Dr. Reidar Visser is a research fellow at the Norwegian Institute of International Affairs and editor of the Iraq-focused website www.historiae.org. His publications on Iraq include the books Basra, the Failed Gulf State: Separatism and Nationalism in Southern Iraq and, edited with Gareth Stansfield, An Iraq of Its Regions: Cornerstones of a Federal Democracy?

Notes

[1] Islamic Supreme Council in Iraq, press release, December 27, 2007.

[2] Islamic Supreme Council in Iraq, press release, November 30, 2007.

[3] Islamic Supreme Council in Iraq, press release, January 13, 2008.

[4] Richard Oppel, “Iraq Takes Aim at US-Tied Sunni Groups’ Leaders,” New York Times, August 22, 2008.

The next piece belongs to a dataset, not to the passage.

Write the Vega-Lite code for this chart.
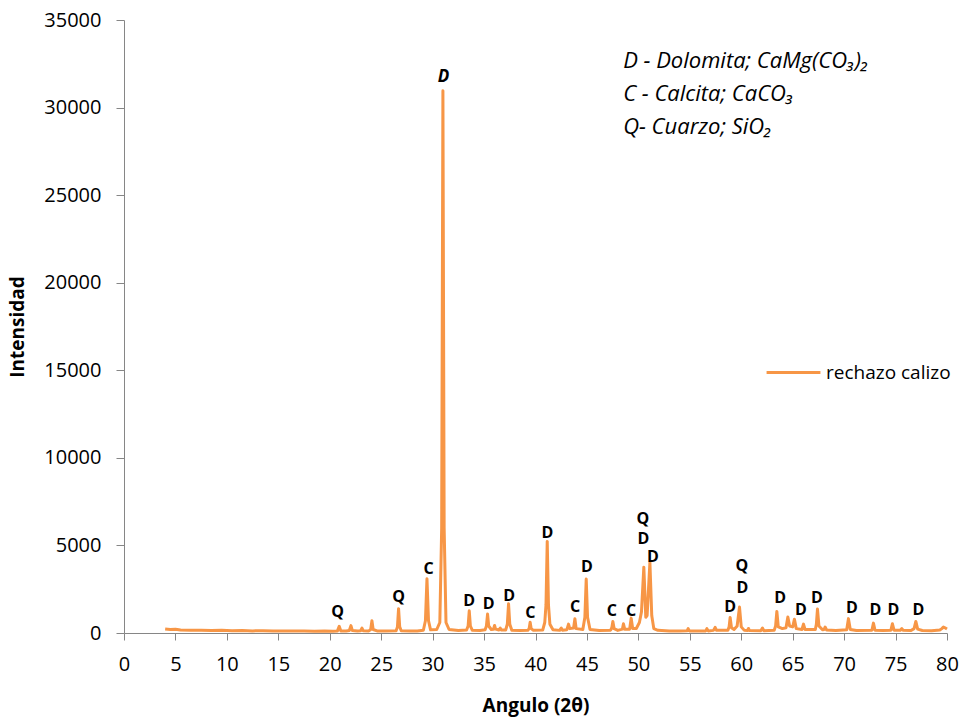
{
  "$schema": "https://vega.github.io/schema/vega-lite/v6.json",
  "width": 823,
  "height": 613,
  "autosize": {"type": "none"},
  "padding": {"left": 124, "top": 20, "right": 18, "bottom": 87},
  "background": "white",
  "config": {
    "view": {"stroke": null},
    "font": "Open Sans",
    "axis": {
      "grid": false,
      "domainColor": "#868686",
      "tickColor": "#868686",
      "labelColor": "#000000",
      "titleColor": "#000000",
      "labelFont": "Open Sans",
      "titleFont": "Open Sans",
      "labelFontSize": 20,
      "titleFontSize": 19,
      "titleFontWeight": "bold"
    }
  },
  "layer": [
    {
      "data": {
        "values": [
          {"a": 4.0, "i": 230}, {"a": 4.5, "i": 200}, {"a": 5.0, "i": 210}, {"a": 5.5, "i": 170},
          {"a": 6.5, "i": 160}, {"a": 7.5, "i": 150}, {"a": 8.5, "i": 140}, {"a": 9.5, "i": 150},
          {"a": 10.5, "i": 130}, {"a": 11.5, "i": 140}, {"a": 12.5, "i": 120}, {"a": 13.5, "i": 130},
          {"a": 14.5, "i": 120}, {"a": 15.5, "i": 110}, {"a": 16.5, "i": 120}, {"a": 17.5, "i": 110},
          {"a": 18.5, "i": 100}, {"a": 19.5, "i": 110}, {"a": 20.3, "i": 100},
          {"a": 20.75, "i": 120}, {"a": 20.92, "i": 380}, {"a": 21.08, "i": 120},
          {"a": 21.6, "i": 110}, {"a": 21.9, "i": 140}, {"a": 22.06, "i": 420}, {"a": 22.2, "i": 140},
          {"a": 22.7, "i": 110}, {"a": 23.0, "i": 130}, {"a": 23.13, "i": 280}, {"a": 23.25, "i": 130},
          {"a": 23.8, "i": 120}, {"a": 23.98, "i": 200}, {"a": 24.1, "i": 700}, {"a": 24.22, "i": 200},
          {"a": 24.6, "i": 120}, {"a": 25.5, "i": 110},
          {"a": 26.45, "i": 130}, {"a": 26.58, "i": 350}, {"a": 26.69, "i": 1390}, {"a": 26.8, "i": 350}, {"a": 26.95, "i": 130},
          {"a": 27.8, "i": 110}, {"a": 28.5, "i": 120},
          {"a": 29.1, "i": 160}, {"a": 29.3, "i": 700}, {"a": 29.45, "i": 3100}, {"a": 29.6, "i": 700}, {"a": 29.8, "i": 180},
          {"a": 30.4, "i": 200}, {"a": 30.7, "i": 600}, {"a": 30.88, "i": 6000}, {"a": 31.0, "i": 30960},
          {"a": 31.12, "i": 6000}, {"a": 31.3, "i": 600}, {"a": 31.6, "i": 200},
          {"a": 32.5, "i": 140},
          {"a": 33.3, "i": 170}, {"a": 33.45, "i": 400}, {"a": 33.56, "i": 1270}, {"a": 33.67, "i": 400}, {"a": 33.85, "i": 160},
          {"a": 34.6, "i": 140},
          {"a": 35.1, "i": 180}, {"a": 35.23, "i": 400}, {"a": 35.34, "i": 1080}, {"a": 35.45, "i": 400}, {"a": 35.7, "i": 200},
          {"a": 35.92, "i": 220}, {"a": 36.02, "i": 430}, {"a": 36.12, "i": 220},
          {"a": 36.45, "i": 170}, {"a": 36.57, "i": 280}, {"a": 36.7, "i": 170},
          {"a": 37.1, "i": 170}, {"a": 37.26, "i": 500}, {"a": 37.38, "i": 1670}, {"a": 37.5, "i": 500}, {"a": 37.7, "i": 160},
          {"a": 38.5, "i": 140},
          {"a": 39.25, "i": 150}, {"a": 39.38, "i": 250}, {"a": 39.48, "i": 620}, {"a": 39.58, "i": 250}, {"a": 39.8, "i": 150},
          {"a": 40.7, "i": 170}, {"a": 40.9, "i": 600}, {"a": 41.02, "i": 1600}, {"a": 41.14, "i": 5230},
          {"a": 41.26, "i": 1600}, {"a": 41.4, "i": 500}, {"a": 41.7, "i": 180},
          {"a": 42.35, "i": 150}, {"a": 42.5, "i": 280}, {"a": 42.62, "i": 160},
          {"a": 43.05, "i": 190}, {"a": 43.21, "i": 510}, {"a": 43.33, "i": 250},
          {"a": 43.7, "i": 280}, {"a": 43.83, "i": 820}, {"a": 43.95, "i": 250},
          {"a": 44.6, "i": 200}, {"a": 44.8, "i": 900}, {"a": 44.93, "i": 3080}, {"a": 45.06, "i": 900}, {"a": 45.3, "i": 200},
          {"a": 46.2, "i": 140},
          {"a": 47.3, "i": 160}, {"a": 47.42, "i": 300}, {"a": 47.52, "i": 660}, {"a": 47.64, "i": 250},
          {"a": 48.0, "i": 150}, {"a": 48.45, "i": 220}, {"a": 48.55, "i": 530}, {"a": 48.67, "i": 220},
          {"a": 49.15, "i": 220}, {"a": 49.3, "i": 850}, {"a": 49.45, "i": 250},
          {"a": 49.8, "i": 260}, {"a": 50.1, "i": 600}, {"a": 50.3, "i": 1200}, {"a": 50.53, "i": 3760},
          {"a": 50.72, "i": 900}, {"a": 50.85, "i": 1000}, {"a": 51.12, "i": 4030}, {"a": 51.3, "i": 1000},
          {"a": 51.5, "i": 250}, {"a": 51.9, "i": 150},
          {"a": 53.0, "i": 120}, {"a": 54.0, "i": 110},
          {"a": 54.75, "i": 130}, {"a": 54.84, "i": 250}, {"a": 54.95, "i": 120},
          {"a": 55.8, "i": 110},
          {"a": 56.55, "i": 120}, {"a": 56.66, "i": 250}, {"a": 56.78, "i": 120},
          {"a": 57.3, "i": 150}, {"a": 57.46, "i": 320}, {"a": 57.6, "i": 150},
          {"a": 58.7, "i": 160}, {"a": 58.82, "i": 350}, {"a": 58.92, "i": 890}, {"a": 59.05, "i": 300},
          {"a": 59.3, "i": 200}, {"a": 59.6, "i": 400}, {"a": 59.83, "i": 1480}, {"a": 60.0, "i": 350},
          {"a": 60.3, "i": 150}, {"a": 60.6, "i": 140}, {"a": 60.7, "i": 260}, {"a": 60.8, "i": 140},
          {"a": 61.9, "i": 130}, {"a": 62.06, "i": 280}, {"a": 62.2, "i": 130},
          {"a": 63.2, "i": 150}, {"a": 63.34, "i": 400}, {"a": 63.46, "i": 1230}, {"a": 63.6, "i": 350},
          {"a": 64.0, "i": 250}, {"a": 64.35, "i": 300}, {"a": 64.53, "i": 910}, {"a": 64.7, "i": 400},
          {"a": 65.0, "i": 350}, {"a": 65.17, "i": 790}, {"a": 65.35, "i": 250},
          {"a": 65.9, "i": 200}, {"a": 66.05, "i": 510}, {"a": 66.2, "i": 200},
          {"a": 67.2, "i": 200}, {"a": 67.3, "i": 500}, {"a": 67.41, "i": 1365}, {"a": 67.55, "i": 400},
          {"a": 67.9, "i": 180}, {"a": 68.05, "i": 200}, {"a": 68.15, "i": 340}, {"a": 68.3, "i": 170},
          {"a": 69.2, "i": 140},
          {"a": 70.25, "i": 180}, {"a": 70.42, "i": 820}, {"a": 70.6, "i": 200},
          {"a": 71.2, "i": 140},
          {"a": 72.7, "i": 160}, {"a": 72.85, "i": 565}, {"a": 73.0, "i": 160},
          {"a": 73.8, "i": 140},
          {"a": 74.55, "i": 160}, {"a": 74.69, "i": 530}, {"a": 74.85, "i": 160},
          {"a": 75.45, "i": 150}, {"a": 75.61, "i": 250}, {"a": 75.75, "i": 150},
          {"a": 76.5, "i": 140}, {"a": 76.8, "i": 250}, {"a": 76.97, "i": 660}, {"a": 77.15, "i": 220},
          {"a": 77.6, "i": 140}, {"a": 78.5, "i": 130},
          {"a": 79.3, "i": 170}, {"a": 79.5, "i": 250}, {"a": 79.65, "i": 340}, {"a": 79.8, "i": 300}, {"a": 80.0, "i": 230}
        ]
      },
      "mark": {"type": "line", "strokeWidth": 3, "strokeJoin": "round", "clip": false},
      "encoding": {
        "x": {
          "field": "a", "type": "quantitative",
          "scale": {"domain": [0, 80], "nice": false, "zero": false},
          "axis": {
            "title": "Angulo (2θ)",
            "values": [0, 5, 10, 15, 20, 25, 30, 35, 40, 45, 50, 55, 60, 65, 70, 75, 80],
            "format": "d",
            "tickSize": 7,
            "labelPadding": 14,
            "titlePadding": 22,
            "labelFlush": false
          }
        },
        "y": {
          "field": "i", "type": "quantitative",
          "scale": {"domain": [0, 35000], "nice": false},
          "axis": {
            "title": "Intensidad",
            "values": [0, 5000, 10000, 15000, 20000, 25000, 30000, 35000],
            "format": "d",
            "tickSize": 8,
            "labelPadding": 15,
            "titlePadding": 16,
            "labelFlush": false
          }
        },
        "color": {
          "datum": "rechazo calizo",
          "type": "nominal",
          "scale": {"range": ["#F79646"]},
          "legend": {
            "title": null,
            "orient": "none",
            "legendX": 641,
            "legendY": 324,
            "symbolType": "stroke",
            "symbolSize": 2900,
            "symbolStrokeWidth": 3,
            "labelFont": "Open Sans",
            "labelFontSize": 19,
            "labelColor": "#000000",
            "labelOffset": 4
          }
        }
      }
    },
    {
      "data": {
        "values": [
          {"a": 20.76, "i": 931, "t": "Q"},
          {"a": 26.69, "i": 1787, "t": "Q"},
          {"a": 29.61, "i": 3352, "t": "C"},
          {"a": 33.56, "i": 1542, "t": "D"},
          {"a": 35.44, "i": 1353, "t": "D"},
          {"a": 37.44, "i": 1844, "t": "D"},
          {"a": 39.49, "i": 874, "t": "C"},
          {"a": 41.16, "i": 5441, "t": "D"},
          {"a": 43.86, "i": 1182, "t": "C"},
          {"a": 45.0, "i": 3500, "t": "D"},
          {"a": 47.42, "i": 971, "t": "C"},
          {"a": 49.3, "i": 971, "t": "C"},
          {"a": 50.44, "i": 6250, "t": "Q"},
          {"a": 50.5, "i": 5080, "t": "D"},
          {"a": 51.42, "i": 4080, "t": "D"},
          {"a": 58.92, "i": 1216, "t": "D"},
          {"a": 60.06, "i": 3560, "t": "Q"},
          {"a": 60.12, "i": 2301, "t": "D"},
          {"a": 63.78, "i": 1730, "t": "D"},
          {"a": 65.79, "i": 1028, "t": "D"},
          {"a": 67.35, "i": 1730, "t": "D"},
          {"a": 70.75, "i": 1159, "t": "D"},
          {"a": 73.04, "i": 1028, "t": "D"},
          {"a": 74.79, "i": 1028, "t": "D"},
          {"a": 77.22, "i": 1028, "t": "D"}
        ]
      },
      "mark": {"type": "text", "font": "Open Sans", "fontSize": 16, "fontWeight": "bold", "color": "#000000", "baseline": "alphabetic", "align": "center"},
      "encoding": {
        "x": {"field": "a", "type": "quantitative"},
        "y": {"field": "i", "type": "quantitative"},
        "text": {"field": "t"}
      }
    },
    {
      "data": {"values": [{"a": 31.06, "i": 31478, "t": "D"}]},
      "mark": {"type": "text", "font": "Open Sans", "fontSize": 17, "fontWeight": "bold", "fontStyle": "italic", "color": "#000000", "baseline": "alphabetic", "align": "center"},
      "encoding": {
        "x": {"field": "a", "type": "quantitative"},
        "y": {"field": "i", "type": "quantitative"},
        "text": {"field": "t"}
      }
    },
    {
      "data": {
        "values": [
          {"a": 48.52, "i": 32277, "t": "D - Dolomita; CaMg(CO₃)₂"},
          {"a": 48.52, "i": 30376, "t": "C - Calcita; CaCO₃"},
          {"a": 48.52, "i": 28492, "t": "Q- Cuarzo; SiO₂"}
        ]
      },
      "mark": {"type": "text", "font": "Open Sans", "fontSize": 22, "fontStyle": "italic", "color": "#000000", "baseline": "alphabetic", "align": "left"},
      "encoding": {
        "x": {"field": "a", "type": "quantitative"},
        "y": {"field": "i", "type": "quantitative"},
        "text": {"field": "t"}
      }
    }
  ]
}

[5] Muhammad al-Yaqubi, bayan, January 9, 2008.

[6] Fadila Party, press release, February 17, 2008.

[7] Activities report of the Rusafa branch of the Fadila Party, March 2008.

[8] Fadila Party, press release, January 15, 2008.

[9] Reidar Visser, “Suffering, Oil, and Ideals of Coexistence: Non-Sectarian Federal Trends in the Far South of Iraq,” November 2007, available at www.historiae.org/south.asp.

[10] Michael Gordon, “The Last Battle,” New York Times, August 3, 2008.

[11]  Aswat al-Iraq, November 10, 2008.

[12] For the relationship to the Daawa-ISCI struggle in the upcoming provincial elections, see Reidar Visser, “The Map of Electoral Coalitions South of Baghdad Is Taking Shape,” October 31, 2008, available at www.historiae.org/coalitions.asp.

[13] Islamic Supreme Council in Iraq, press release, November 13, 2008.